# [Instructions for the task]
Give the data again, word for word.
* Start Information supplied *
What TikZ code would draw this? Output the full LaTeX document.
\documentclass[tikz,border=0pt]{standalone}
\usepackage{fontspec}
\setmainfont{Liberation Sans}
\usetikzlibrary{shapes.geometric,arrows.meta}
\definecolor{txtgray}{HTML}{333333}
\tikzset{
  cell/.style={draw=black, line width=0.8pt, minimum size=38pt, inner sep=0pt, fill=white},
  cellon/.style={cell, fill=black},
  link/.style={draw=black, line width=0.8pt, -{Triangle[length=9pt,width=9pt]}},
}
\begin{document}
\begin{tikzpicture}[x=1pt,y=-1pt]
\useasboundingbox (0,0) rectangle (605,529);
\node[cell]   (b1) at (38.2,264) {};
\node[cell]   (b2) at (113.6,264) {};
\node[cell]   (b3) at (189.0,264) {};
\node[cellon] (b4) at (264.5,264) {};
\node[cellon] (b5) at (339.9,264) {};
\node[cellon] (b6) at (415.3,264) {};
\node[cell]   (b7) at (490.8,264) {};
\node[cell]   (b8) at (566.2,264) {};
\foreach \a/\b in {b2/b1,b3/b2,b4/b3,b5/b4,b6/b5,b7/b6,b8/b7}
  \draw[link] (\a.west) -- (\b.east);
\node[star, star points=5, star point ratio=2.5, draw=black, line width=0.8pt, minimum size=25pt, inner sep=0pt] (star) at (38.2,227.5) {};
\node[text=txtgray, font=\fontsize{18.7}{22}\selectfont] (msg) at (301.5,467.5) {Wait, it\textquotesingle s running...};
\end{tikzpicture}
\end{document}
* End Information supplied *
# [Written answer]
What TikZ code would draw this? Output the full LaTeX document.
\documentclass[tikz,border=0pt]{standalone}
\usepackage{fontspec}
\setmainfont{Liberation Sans}
\usetikzlibrary{shapes.geometric,arrows.meta}
\definecolor{txtgray}{HTML}{333333}
\tikzset{
  cell/.style={draw=black, line width=0.8pt, minimum size=38pt, inner sep=0pt, fill=white},
  cellon/.style={cell, fill=black},
  link/.style={draw=black, line width=0.8pt, -{Triangle[length=9pt,width=9pt]}},
}
\begin{document}
\begin{tikzpicture}[x=1pt,y=-1pt]
\useasboundingbox (0,0) rectangle (605,529);
\node[cell]   (b1) at (38.2,264) {};
\node[cell]   (b2) at (113.6,264) {};
\node[cell]   (b3) at (189.0,264) {};
\node[cellon] (b4) at (264.5,264) {};
\node[cellon] (b5) at (339.9,264) {};
\node[cellon] (b6) at (415.3,264) {};
\node[cell]   (b7) at (490.8,264) {};
\node[cell]   (b8) at (566.2,264) {};
\foreach \a/\b in {b2/b1,b3/b2,b4/b3,b5/b4,b6/b5,b7/b6,b8/b7}
  \draw[link] (\a.west) -- (\b.east);
\node[star, star points=5, star point ratio=2.5, draw=black, line width=0.8pt, minimum size=25pt, inner sep=0pt] (star) at (38.2,227.5) {};
\node[text=txtgray, font=\fontsize{18.7}{22}\selectfont] (msg) at (301.5,467.5) {Wait, it\textquotesingle s running...};
\end{tikzpicture}
\end{document}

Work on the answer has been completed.